When you fail, you have two choices. You can wallow in that failure or you can learn from it. It is your choice. The wisest people, the most successful leaders, do not see failure as the worst thing that can happen. They see failure without learning as the worst thing that can happen. When you have failed and you learn nothing from that failure, you waste life’s greatest learning laboratory.
Failure is essential to learning. You didn’t learn your math tables, how to drive, or become an expert in your field because you did everything right the first time you tried it. You failed once, twice, maybe multiple times. But each time you failed, you learned something new and grew. That is how you got good at that thing.
The problem many people have is that they see failure as a personal indictment of who they are.

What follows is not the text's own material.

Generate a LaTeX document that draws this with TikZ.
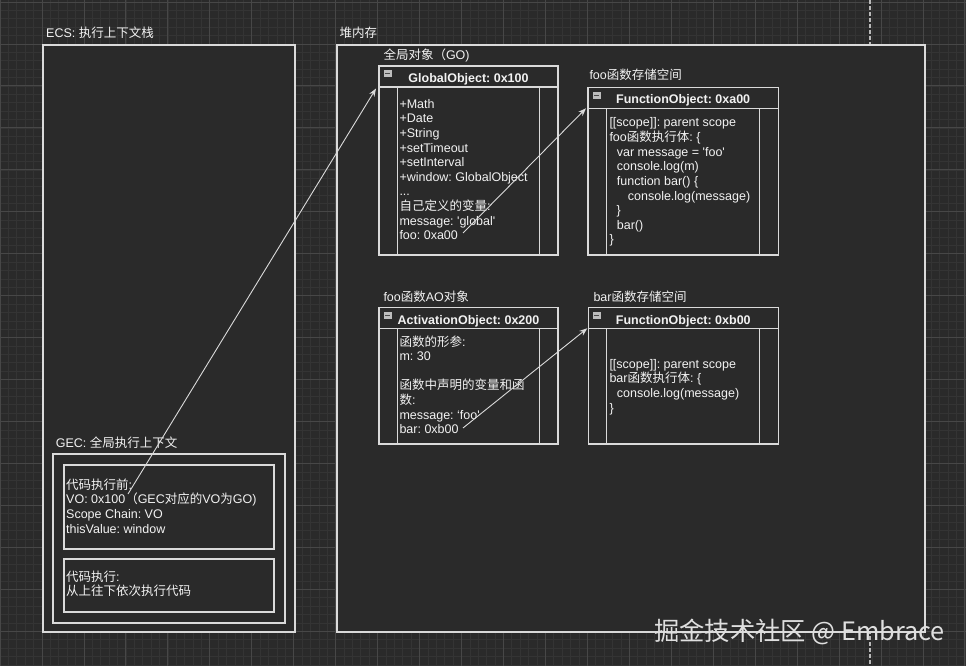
\documentclass[tikz,border=0pt]{standalone}
\usepackage{fontspec}
\setmainfont{Liberation Sans}
\newfontfamily\cjk{Noto Sans CJK SC}
\usetikzlibrary{arrows.meta}
\frenchspacing
\definecolor{bg}{HTML}{2A2A2A}
\definecolor{gmin}{HTML}{343434}
\definecolor{gmaj}{HTML}{474747}
\definecolor{ln}{HTML}{DADADA}
\definecolor{tx}{HTML}{F2F2F2}
\definecolor{iconc}{HTML}{BDBDBD}
\definecolor{icond}{HTML}{4A4A4A}
\tikzset{
  frame/.style={draw=ln, fill=bg, line width=1.1pt, inner sep=0pt, outer sep=0pt},
  frameline/.style={draw=ln, line width=1.1pt},
  iconbox/.style={fill=iconc, draw=none, minimum width=8pt, minimum height=7pt, inner sep=0pt, outer sep=0pt},
  icondash/.style={draw=icond, line width=1pt},
  titletext/.style={text=tx, font=\fontsize{12.5}{14.6}\selectfont\bfseries, inner sep=0pt},
  txt/.style={text=tx, font=\fontsize{12.5}{14.6}\selectfont, inner sep=0pt, anchor=base west},
  minorgrid/.style={draw=gmin, line width=0.6pt},
  majorgrid/.style={draw=gmaj, line width=0.8pt},
  dashline/.style={draw=ln!85!black, line width=1.3pt, dash pattern=on 4pt off 2pt},
  link/.style={draw=ln, line width=0.9pt, -{Stealth[length=8pt,width=6pt]}},
  wmark/.style={text=tx!92!black, font=\cjk\fontsize{25.3}{27}\selectfont, inner sep=0pt}
}
\newcommand\plainbox[5]{%
  \node[frame, anchor=north west, minimum width={#4-#2}, minimum height={#5-#3}] (#1) at (#2,#3) {};}
\newcommand\umlbox[6]{%
  \node[frame, anchor=north west, minimum width={#4-#2}, minimum height={#5-#3}] (#1) at (#2,#3) {};
  \draw[frameline] ([yshift=-21pt]#1.north west) -- ([yshift=-21pt]#1.north east);
  \draw[frameline] ([xshift=18.5pt,yshift=-21pt]#1.north west) -- ([xshift=18.5pt]#1.south west);
  \draw[frameline] ([xshift=-18.5pt,yshift=-21pt]#1.north east) -- ([xshift=-18.5pt]#1.south east);
  \node[iconbox, anchor=north west] (#1-icon) at ([xshift=4.5pt,yshift=-4.5pt]#1.north west) {};
  \draw[icondash] ([xshift=1.5pt]#1-icon.west) -- ([xshift=-1.5pt]#1-icon.east);
  \node[titletext, anchor=base] (#1-title) at ([yshift=-16.3pt]#1.north) {#6};}
\newcommand\tline[4]{\node[txt] (#1) at (#2,#3) {#4};}
\begin{document}
\begin{tikzpicture}[x=1pt,y=-1pt]
\useasboundingbox (0,0) rectangle (966,666);
\fill[bg] (0,0) rectangle (966,666);
% grid
\foreach \i in {0,...,116} {\draw[minorgrid] (\i*8.39,0) -- (\i*8.39,666);}
\foreach \j in {0,...,80} {\draw[minorgrid] (0,2+\j*8.39) -- (966,2+\j*8.39);}
\foreach \i in {0,...,23} {\draw[majorgrid] (\i*41.95,0) -- (\i*41.95,666);}
\foreach \j in {0,...,16} {\draw[majorgrid] (0,2+\j*41.95) -- (966,2+\j*41.95);}
\draw[dashline] (870,0) -- (870,666);

% containers
\plainbox{ecs}{43}{45}{295}{632}
\plainbox{heap}{337}{45}{925}{632}
\tline{ecslabel}{46}{37.6}{ECS: {\cjk 执行上下文栈}}
\tline{heaplabel}{339.3}{37.6}{{\cjk 堆内存}}

% GEC
\plainbox{gec}{53}{454}{285}{623}
\plainbox{gecA}{64}{465}{274}{549}
\plainbox{gecB}{64}{559}{274}{612}
\tline{geclabel}{55.7}{447.6}{GEC: {\cjk 全局执行上下文}}
\tline{g1}{66}{489.3}{{\cjk 代码执行前}:}
\tline{g2}{66}{503.9}{VO: 0x100{\cjk （}GEC{\cjk 对应的}VO{\cjk 为}GO)}
\tline{g3}{66}{518.5}{Scope Chain: VO}
\tline{g4}{66}{533.1}{thisValue: window}
\tline{g5}{66}{581}{{\cjk 代码执行}:}
\tline{g6}{66}{595.6}{{\cjk 从上往下依次执行代码}}

% Global object
\tline{golabel}{383.3}{59.3}{{\cjk 全局对象（}GO)}
\umlbox{go}{379}{66}{558}{255}{GlobalObject: 0x100}
\tline{go1}{399.3}{108.3}{+Math}
\tline{go2}{399.3}{122.9}{+Date}
\tline{go3}{399.3}{137.5}{+String}
\tline{go4}{399.3}{152.1}{+setTimeout}
\tline{go5}{399.3}{166.7}{+setInterval}
\tline{go6}{399.3}{181.3}{+window: GlobalObject}
\tline{go7}{399.3}{195.9}{...}
\tline{go8}{399.3}{210.5}{{\cjk 自己定义的变量}:}
\tline{go9}{399.3}{225.1}{message: \textquotesingle global\textquotesingle}
\tline{go10}{399.3}{239.7}{foo: 0xa00}

% foo function object
\tline{falabel}{589.3}{79.3}{foo{\cjk 函数存储空间}}
\umlbox{fa}{588}{87.3}{778.3}{255}{FunctionObject: 0xa00}
\tline{fa1}{609.3}{127}{[[scope]]: parent scope}
\tline{fa2}{609.3}{141.6}{foo{\cjk 函数执行体}: \{}
\tline{fa3}{616.7}{156.2}{var message = \textquotesingle foo\textquotesingle}
\tline{fa4}{616.7}{170.8}{console.log(m)}
\tline{fa5}{616.7}{185.4}{function bar() \{}
\tline{fa6}{627.7}{200}{console.log(message)}
\tline{fa7}{616.3}{214.6}{\}}
\tline{fa8}{616.7}{229.2}{bar()}
\tline{fa9}{609.3}{243.8}{\}}

% activation object
\tline{aolabel}{383.3}{301}{foo{\cjk 函数}AO{\cjk 对象}}
\umlbox{ao}{379}{307.7}{558}{444}{ActivationObject: 0x200}
\tline{ao1}{399.3}{346}{{\cjk 函数的形参}:}
\tline{ao2}{399.3}{360.6}{m: 30}
\tline{ao3}{399.3}{389.8}{{\cjk 函数中声明的变量和函}}
\tline{ao4}{399.3}{404.4}{{\cjk 数}:}
\tline{ao5}{399.3}{419}{message: ‘foo\textquotesingle}
\tline{ao6}{399.3}{433.6}{bar: 0xb00}

% bar function object
\tline{fblabel}{593.3}{301}{bar{\cjk 函数存储空间}}
\umlbox{fb}{588.3}{307.7}{778.3}{444}{FunctionObject: 0xb00}
\tline{fb1}{609.3}{368.3}{[[scope]]: parent scope}
\tline{fb2}{609.3}{382.9}{bar{\cjk 函数执行体}: \{}
\tline{fb3}{616.7}{397.5}{console.log(message)}
\tline{fb4}{609.3}{412.1}{\}}

% connectors
\coordinate (s1) at (128,494);
\coordinate (s2) at (463,233);
\coordinate (s3) at (463,428);
\draw[link] (s1) -- ([xshift=-3pt,yshift=-22.5pt]go.north west);
\draw[link] (s2) -- ([xshift=-2pt,yshift=-21pt]fa.north west);
\draw[link] (s3) -- ([xshift=-1pt,yshift=-20.6pt]fb.north west);

% watermark
\node[wmark, anchor=west] (wm) at (654,632) {掘金技术社区 @ Embrace};
\end{tikzpicture}
\end{document}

They believe that whatever they just failed at doing, will be their undoing. Some people try to hide their failures from others and may even delude themselves into thinking it was out of their control. When someone brushes past a failure and moves on like it is no big deal, they have just doomed themselves to mediocrity. When we pass the buck and say, “I couldn’t control it.”, we are convinced we have nothing to learn. Therefore, we stop growing.
I see it happen on teams all the time. I get to work with engineers, bankers, lawyers, entrepreneurs, cops, and fire personnel. I see many of these trained professionals walk away from a situation, a project, or an incident and miss the critical last step in the process. The last step they, and all of us, should be doing is stopping and asking ourselves: “What did I/we just learn?”
If more individuals and more teams paused after a failure and asked themselves this question, we would have a lot more wise and successful people in our midst. I called failure life’s greatest learning laboratory. But, so many leaders and teams ignore that opportunity to learn. Lot’s of times it is that individual’s pride that prevents them from taking a step into that lab. They do not want to face their shortcomings now, so they set themselves up for more failures in the future.
A project, a mission, an incident is not complete until you stop and ask yourself, “What did I just learn?” I had a coach who never berated me or dwelled on my failures. He just asked me, “What did you just learn?” He would not let me off the hook either. He forced me to stop and evaluate my thoughts, my words, and my actions before he would let me move on to the next thing. As a result, every success AND every failure became a learning laboratory that prepared me for the future tests I would face.
In the military they call these After Action Reviews. These are used by teams at the end of every mission - the successful missions and the screw ups. In fact, the mission is not completed until the AAR process is done. That ensures that every team and every team member is focused on growing and becoming wiser before the next mission.
If you want a free PDF outline of an AAR process, just email us at info@alslead.com and we will send it to you for you and your team to use.
Question:
- What failures have you learned from the most?
- When can you institute a personal or team AAR?